Bethany turned to the foster mother who’d never judged her for the mistakes she’d made. “I didn’t know what I wanted for a long time.”
Marsha folded the towel, smoothing out every wrinkle. “We were willing to wait for you to decide.”
“I worried you all so much.” Bethany had never realized how much, until she’d experienced Mike doing the same thing to her. “I treated you like an accessory I could just throw away because I didn’t want it anymore.”
“We trusted you to figure out what was important. And here you are.”
Bethany nodded, reliving the moment when the man she’d trusted had told her to stay away from him and his problems.
“How’s your painting coming?” Marsha asked. “The one you’re giving your dad and me for our anniversary.”
Bethany rolled her eyes. “Who told you?”
“It’s a small family.” Her mother smiled. “Actually, it’s a large family, which makes secrets even tougher to keep. We
’re all dying to know what you’re doing in Mike’s studio.”
“Which is exactly why I’m not talking about it—with any of you.”

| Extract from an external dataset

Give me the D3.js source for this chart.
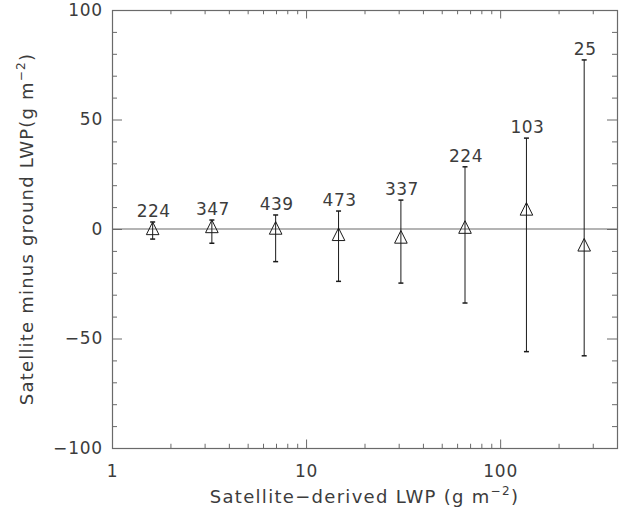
<!DOCTYPE html>
<html>
<head>
<meta charset="utf-8">
<script src="https://cdn.jsdelivr.net/npm/d3@7"></script>
<style>
	body { margin: 0; background: #fff; }
	text { font-family: "DejaVu Sans", sans-serif; fill: #3c3c3c; }
</style>
</head>
<body>
<div id="chart"></div>
<script>

// bin centres (satellite LWP), mean difference and error bar ends, sample counts
var binLWP = [1.62, 3.27, 6.97, 14.7, 30.8, 65.9, 136.6, 271];
var meanDiff = [0.3, 1.2, 0.5, -2.4, -3.6, 0.9, 9.2, -7.2];
var upperDiff = [3.2, 4.1, 6.4, 8.2, 13.2, 28.4, 41.5, 77.2];
var lowerDiff = [-4.6, -6.5, -14.9, -23.9, -24.7, -33.8, -56.0, -57.9];
var sampleCounts = [224, 347, 439, 473, 337, 224, 103, 25];

var xMajorTicks = [1, 10, 100];
var yMajorTicks = [-100, -50, 0, 50, 100];


var width = 620, height = 508;
var margin = {left: 112, right: 3, top: 10, bottom: 60};

var svg = d3.select('#chart').append('svg')
	.attr('width', width)
	.attr('height', height);

var x = d3.scaleLog()
	.domain([1, 400])
	.range([margin.left, width - margin.right]);

var y = d3.scaleLinear()
	.domain([-100, 100])
	.range([height - margin.bottom, margin.top]);

var axisColor = '#6a6a6a';
var markColor = '#1a1a1a';

// log minor ticks: 2..9 in each decade, only up to the end of the domain
function getMinorLogTicks() {
	var ticks = [];
	xMajorTicks.forEach(function(decade) {
		for (var k = 2; k <= 9; k++) {
			if (decade * k < x.domain()[1]) ticks.push(decade * k);
		}
	});
	return ticks;
}

function yMinorTicks() {
	return d3.range(-100, 101, 10).filter(function(v) { return v % 50 !== 0; });
}

var xLen = 8.5, yLen = 10;
var pxTop = margin.top, pxBottom = height - margin.bottom;
var pxLeft = margin.left, pxRight = width - margin.right;

// bottom + top axes
var bottomAxis = d3.axisBottom(x).tickValues(xMajorTicks).tickSize(-xLen).tickFormat(d3.format('d')).tickPadding(17);
var bottomMinor = d3.axisBottom(x).tickValues(getMinorLogTicks()).tickSize(-xLen / 2).tickFormat('');
var topAxis = d3.axisTop(x).tickValues(xMajorTicks).tickSize(-xLen).tickFormat('');
var topMinor = d3.axisTop(x).tickValues(getMinorLogTicks()).tickSize(-xLen / 2).tickFormat('');

var leftAxis = d3.axisLeft(y).tickValues(yMajorTicks).tickSize(-yLen).tickPadding(9)
	.tickFormat(function(d) { return d < 0 ? '\u2212' + Math.abs(d) : d; });
var leftMinor = d3.axisLeft(y).tickValues(yMinorTicks()).tickSize(-yLen / 2).tickFormat('');
var rightAxis = d3.axisRight(y).tickValues(yMajorTicks).tickSize(-yLen).tickFormat('');
var rightMinor = d3.axisRight(y).tickValues(yMinorTicks()).tickSize(-yLen / 2).tickFormat('');

function drawAxis(axis, transform) {
	var g = svg.append('g')
		.attr('transform', transform)
		.call(axis);
	g.select('.domain').remove();
	g.selectAll('line').attr('stroke', axisColor);
	g.selectAll('text')
		.attr('font-size', 17)
		.attr('font-family', null)
		.attr('fill', null)
		.attr('letter-spacing', 0.8);
	return g;
}

drawAxis(bottomAxis, 'translate(0,' + pxBottom + ')');
drawAxis(bottomMinor, 'translate(0,' + pxBottom + ')');
drawAxis(topAxis, 'translate(0,' + pxTop + ')');
drawAxis(topMinor, 'translate(0,' + pxTop + ')');
drawAxis(leftAxis, 'translate(' + pxLeft + ',0)');
drawAxis(leftMinor, 'translate(' + pxLeft + ',0)');
drawAxis(rightAxis, 'translate(' + pxRight + ',0)');
drawAxis(rightMinor, 'translate(' + pxRight + ',0)');

// frame
svg.append('rect')
	.attr('x', pxLeft + 0.5)
	.attr('y', pxTop + 0.5)
	.attr('width', pxRight - pxLeft)
	.attr('height', pxBottom - pxTop)
	.attr('fill', 'none')
	.attr('stroke', axisColor)
	.attr('stroke-width', 1.2);

// zero line
svg.append('line')
	.attr('x1', pxLeft).attr('x2', pxRight)
	.attr('y1', y(0)).attr('y2', y(0))
	.attr('stroke', axisColor)
	.attr('stroke-width', 1.2);

var points = binLWP.map(function(v, i) {
	return {x: v, mean: meanDiff[i], hi: upperDiff[i], lo: lowerDiff[i], n: sampleCounts[i]};
});

var groups = svg.append('g').selectAll('g.bin')
	.data(points)
	.enter().append('g')
	.attr('class', 'bin');

groups.append('line')
	.attr('x1', function(d) { return x(d.x); })
	.attr('x2', function(d) { return x(d.x); })
	.attr('y1', function(d) { return y(d.hi); })
	.attr('y2', function(d) { return y(d.lo); })
	.attr('stroke', markColor);

var capW = 2.5;
['hi', 'lo'].forEach(function(key) {
	groups.append('line')
		.attr('x1', function(d) { return x(d.x) - capW; })
		.attr('x2', function(d) { return x(d.x) + capW; })
		.attr('y1', function(d) { return y(d[key]); })
		.attr('y2', function(d) { return y(d[key]); })
		.attr('stroke', markColor)
		.attr('stroke-width', 1.5);
});

// open triangles, centred on the bounding box like IDL psym=5
var tri = 6.3;
groups.append('path')
	.attr('d', function(d) {
		var cx = x(d.x), cy = y(d.mean);
		return 'M' + (cx - tri) + ',' + (cy + tri) + 'L' + cx + ',' + (cy - tri) + 'L' + (cx + tri) + ',' + (cy + tri) + 'Z';
	})
	.attr('fill', 'none')
	.attr('stroke', markColor);

groups.append('text')
	.attr('x', function(d) { return x(d.x) + 1; })
	.attr('y', function(d) { return y(d.hi) - 5; })
	.attr('text-anchor', 'middle')
	.attr('font-size', 17)
	.attr('letter-spacing', 0.5)
	.text(function(d) { return d.n; });

// axis titles
var xTitle = svg.append('text')
	.attr('x', (pxLeft + pxRight) / 2)
	.attr('y', 503)
	.attr('text-anchor', 'middle')
	.attr('font-size', 18)
	.attr('letter-spacing', 1.3);
xTitle.append('tspan').text('Satellite\u2212derived LWP (g m');
xTitle.append('tspan').attr('font-size', 12).attr('dy', -8).text('\u22122');
xTitle.append('tspan').attr('dy', 8).text(')');

var yTitle = svg.append('text')
	.attr('transform', 'translate(33,' + (pxTop + pxBottom) / 2 + ') rotate(-90)')
	.attr('text-anchor', 'middle')
	.attr('font-size', 18)
	.attr('letter-spacing', 1.2);
yTitle.append('tspan').text('Satellite minus ground LWP(g m');
yTitle.append('tspan').attr('font-size', 12).attr('dy', -8).text('\u22122');
yTitle.append('tspan').attr('dy', 8).text(')');

</script>
</body>
</html>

Her plans for the wedding had grown now, far beyond a single present for her parents. Thanks to Mike’s inspiration for how to kick-start her imagination, hours flew by each time she booted up his photography software. She couldn’t be with him, so she lost herself in the excitement of combining their work, nudging and cajoling and coaxing their collaborative pieces into reflecting how beautifully their lives could fit together. And when she wasn’t on the computer, she was painting. Really painting. And then taking photos of whatever progress she’d made, thinking . . .
Thinking that one day soon she’d show Mike the light and energy and passion for creating that he’d helped her rediscover. George had even downloaded Mike’s shots from his and Bethany’s night at the meadow. Their sunset over the pond. Each image was a vivid reminder of their worlds and hearts and dreams colliding, stunning them, forever changing things. Forever changing Bethany.
Her creative mojo was back, the excitement, the freedom of liking what she was doing and trusting that her art had its own mind and knew where it needed to go. She’d barely slept since Mike left. And when she did, she dreamed of him being there, creating beside her. Only to wake up to the reality that he might never return.
She smiled, hoping her mother would ignore her unshed tears.
“My art’s never felt more alive.” Her first love was back. “Mike made that possible. Why won’t he let me help him the same way?”
“Why are you waiting for him to let you?” a man’s voice asked from the doorway leading to the family room.
“Grammy!” Camille flew around her dad and straight for Marsha. “I made a picture book for show-and-tell at school. It’s a whole story about me and Bud and Grammy Belinda and Mommy and Daddy and you and Grandpa. Mommy helped me add the words on her computer and print it out. And my teacher says it’s great. Wanna see?”